Motorola Sews Up Fabric Switch Deal

Making yet another acquisition to enhance its telecom infrastructure line, Motorola has bought fabric switch maker Paceline Systems for an undisclosed amount of cash.

Paceline, privately held and based in Acton, Mass., makes computer interconnect products based on the InfiniBand specification.

The equipment boosts throughput up to eight times over Gigabit Ethernet and TCP/IP interconnects; reduces latency up to 90 percent; and pares communications overhead that consumes as much as half of server CPU cycles, according to Paceline.

Paceline began beta testing its product at the University of Washington and Sandia National Laboratories late last year.

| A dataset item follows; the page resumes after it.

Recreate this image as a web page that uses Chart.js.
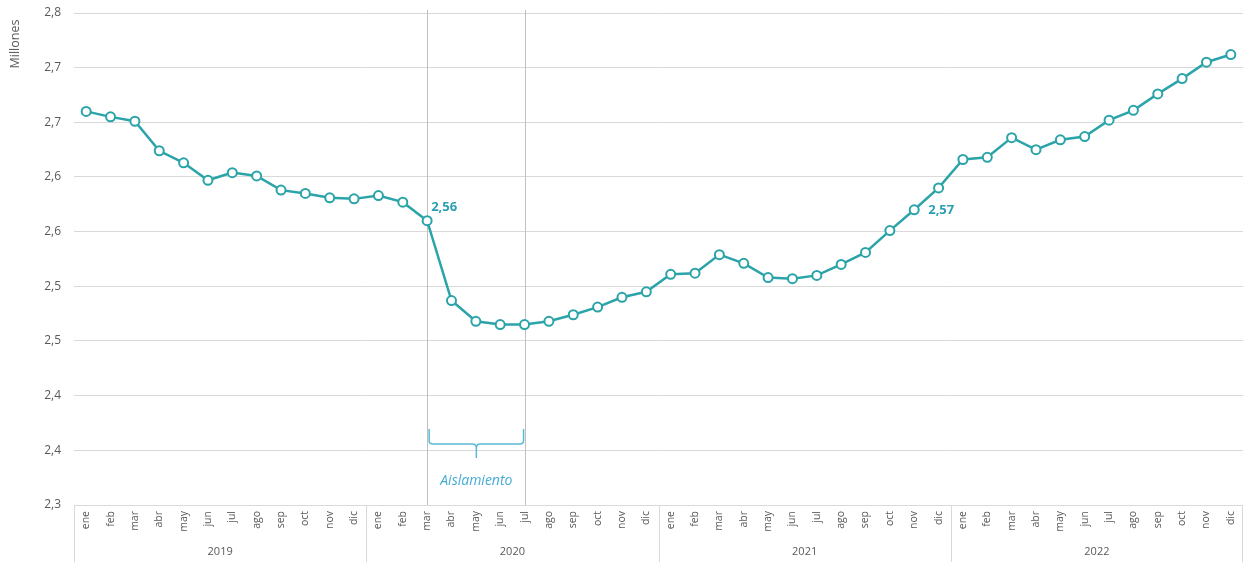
<!DOCTYPE html>
<html>
<head>
<meta charset="utf-8">
<script src="https://cdn.jsdelivr.net/npm/chart.js@4.4.1/dist/chart.umd.min.js"></script>
<style>
  html, body { margin: 0; padding: 0; background: #fff; overflow: hidden; }
  #wrap { width: 1243px; height: 562px; position: relative; }
</style>
</head>
<body>
<div id="wrap"><canvas id="chart"></canvas></div>
<script>
// meses y años del eje x
const months = ['ene', 'feb', 'mar', 'abr', 'may', 'jun', 'jul', 'ago', 'sep', 'oct', 'nov', 'dic'];
const years = ['2019', '2020', '2021', '2022'];

// valores en millones
const values2019 = [2.660, 2.655, 2.651, 2.624, 2.613, 2.597, 2.604, 2.601, 2.588, 2.585, 2.581, 2.580];
const values2020 = [2.583, 2.577, 2.560, 2.487, 2.468, 2.465, 2.465, 2.468, 2.474, 2.481, 2.490, 2.495];
const values2021 = [2.511, 2.512, 2.529, 2.521, 2.508, 2.507, 2.510, 2.520, 2.531, 2.551, 2.570, 2.590];
const values2022 = [2.616, 2.618, 2.636, 2.625, 2.634, 2.637, 2.652, 2.661, 2.676, 2.690, 2.705, 2.712];

// ticks del eje y (el original redondea a un decimal)
const yTicks = [2.30, 2.35, 2.40, 2.45, 2.50, 2.55, 2.60, 2.65, 2.70, 2.75];
const yTickLabels = ['2,3', '2,4', '2,4', '2,5', '2,5', '2,6', '2,6', '2,7', '2,7', '2,8'];

// aislamiento: mar 2020 a jul 2020
const lockdownStart = 14;
const lockdownEnd = 18;
// puntos con etiqueta: mar 2020 y nov 2021
const labelledPoints = [14, 34];

const labels = years.flatMap(() => months);
const values = [...values2019, ...values2020, ...values2021, ...values2022];
const yearCenters = years.map((y, i) => i * 12 + 5.5);
const yearEdges = [0, 1, 2, 3, 4].map(i => i * 12 - 0.5);

const FONT = "'Open Sans', 'Noto Sans', sans-serif";
const TEAL = '#2ba4a9';
const GREY_TEXT = '#595959';
const GRID = '#d9d9d9';

// quita el relleno automático que Chart.js añade por las etiquetas
function noPadding(s) {
  s.paddingTop = 0;
  s.paddingBottom = 0;
  s.paddingLeft = 0;
  s.paddingRight = 0;
}

const extrasPlugin = {
  id: 'extras',
  beforeDatasetsDraw(chart) {
    const { ctx, chartArea, scales: { x } } = chart;
    ctx.save();
    ctx.strokeStyle = '#bfbfbf';
    ctx.lineWidth = 1;
    [lockdownStart, lockdownEnd].forEach(i => {
      const px = Math.round(x.getPixelForValue(i)) + 0.5;
      ctx.beginPath();
      ctx.moveTo(px, chartArea.top - 3);
      ctx.lineTo(px, chartArea.bottom);
      ctx.stroke();
    });
    ctx.restore();
  },
  afterDraw(chart) {
    const { ctx, scales: { x, x2, y } } = chart;
    ctx.save();

    // separadores de años
    ctx.strokeStyle = GRID;
    ctx.lineWidth = 1;
    yearEdges.forEach(v => {
      const px = Math.min(Math.round(x2.getPixelForValue(v)) + 0.5, chart.width - 0.5);
      ctx.beginPath();
      ctx.moveTo(px, x.top);
      ctx.lineTo(px, chart.height);
      ctx.stroke();
    });

    // llave de "Aislamiento"
    const xs = x.getPixelForValue(lockdownStart) + 2;
    const xe = x.getPixelForValue(lockdownEnd) - 1;
    const cx = (xs + xe) / 2;
    const yTop = y.getPixelForValue(2.3695);
    const yMid = y.getPixelForValue(2.3558);
    const yTip = y.getPixelForValue(2.343);
    ctx.strokeStyle = '#5ab8d6';
    ctx.lineWidth = 1.5;
    ctx.beginPath();
    ctx.moveTo(xs, yTop);
    ctx.lineTo(xs, yMid - 3);
    ctx.quadraticCurveTo(xs, yMid, xs + 4, yMid);
    ctx.lineTo(cx - 4, yMid);
    ctx.quadraticCurveTo(cx, yMid, cx, yMid + 4);
    ctx.lineTo(cx, yTip);
    ctx.moveTo(cx, yMid + 4);
    ctx.quadraticCurveTo(cx, yMid, cx + 4, yMid);
    ctx.lineTo(xe - 4, yMid);
    ctx.quadraticCurveTo(xe, yMid, xe, yMid - 3);
    ctx.lineTo(xe, yTop);
    ctx.stroke();

    ctx.fillStyle = '#45acd6';
    ctx.font = 'italic 14px ' + FONT;
    ctx.textAlign = 'center';
    ctx.textBaseline = 'middle';
    ctx.fillText('Aislamiento', cx, y.getPixelForValue(2.322));

    // etiquetas de datos
    const meta = chart.getDatasetMeta(0);
    ctx.fillStyle = '#2b9fb0';
    ctx.font = 'bold 13px ' + FONT;
    ctx.textAlign = 'left';
    labelledPoints.forEach((idx, k) => {
      const pt = meta.data[idx];
      const txt = values[idx].toFixed(2).replace('.', ',');
      if (k === 0) ctx.fillText(txt, pt.x + 4, pt.y - 13);
      else ctx.fillText(txt, pt.x + 14, pt.y);
    });

    // título del eje y
    ctx.fillStyle = GREY_TEXT;
    ctx.font = '12.5px ' + FONT;
    ctx.translate(15, 44);
    ctx.rotate(-Math.PI / 2);
    ctx.textAlign = 'center';
    ctx.textBaseline = 'middle';
    ctx.fillText('Millones', 0, 0);
    ctx.restore();
  }
};

new Chart(document.getElementById('chart'), {
  type: 'line',
  data: {
    labels: labels,
    datasets: [{
      data: values,
      borderColor: TEAL,
      borderWidth: 2.5,
      pointRadius: 4.5,
      pointBorderWidth: 2,
      pointBackgroundColor: '#fff',
      pointBorderColor: TEAL,
      tension: 0
    }]
  },
  options: {
    responsive: true,
    maintainAspectRatio: false,
    animation: false,
    layout: { autoPadding: false, padding: { top: 13, right: 0, bottom: 0, left: 0 } },
    plugins: { legend: { display: false }, tooltip: { enabled: false } },
    scales: {
      y: {
        min: 2.30,
        max: 2.75,
        afterBuildTicks: s => { s.ticks = yTicks.map(v => ({ value: v })); },
        afterFit: s => { s.width = 74; noPadding(s); },
        ticks: {
          callback: (v, i) => yTickLabels[i],
          color: GREY_TEXT,
          font: { family: FONT, size: 12 },
          padding: 13
        },
        grid: { color: GRID, drawTicks: false },
        border: { display: false }
      },
      x: {
        type: 'category',
        offset: true,
        afterFit: s => { s.height = 36; noPadding(s); },
        ticks: {
          autoSkip: false,
          minRotation: 90,
          maxRotation: 90,
          color: GREY_TEXT,
          font: { family: FONT, size: 10.5 },
          padding: 6
        },
        grid: { display: false, drawTicks: false },
        border: { display: true, color: GRID }
      },
      x2: {
        type: 'linear',
        position: 'bottom',
        weight: 1,
        min: -0.5,
        max: 47.5,
        afterBuildTicks: s => { s.ticks = yearCenters.map(v => ({ value: v })); },
        afterFit: s => { s.height = 21; noPadding(s); },
        ticks: {
          autoSkip: false,
          maxRotation: 0,
          callback: (v, i) => years[i],
          color: GREY_TEXT,
          font: { family: FONT, size: 11 },
          padding: 4
        },
        grid: { display: false, drawTicks: false },
        border: { display: false }
      }
    }
  },
  plugins: [extrasPlugin]
});
</script>
</body>
</html>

“Offering more complete solutions will enable the migration of embedded applications to standards-based application enabling platforms,” said Wendy Vittori, a Motorola vice president.

The buy fits with Motorola’s strategy of helping OEMs accelerate time-to-market by making it possible for them to purchase standards-based building blocks and application-enabling platforms from a single vendor.

Last month, the company purchased Winphoria. That company makes soft-switches that work with 2G and 3G networks simultaneously and require less room, less power and can be deployed much more quickly than traditional legacy circuit switches.

In addition, Schaumburg, Ill.-based Motorola, which made its name in wireless handsets but continues to branch out, closed a deal for Next Level Communications, a maker of broadband network access gear.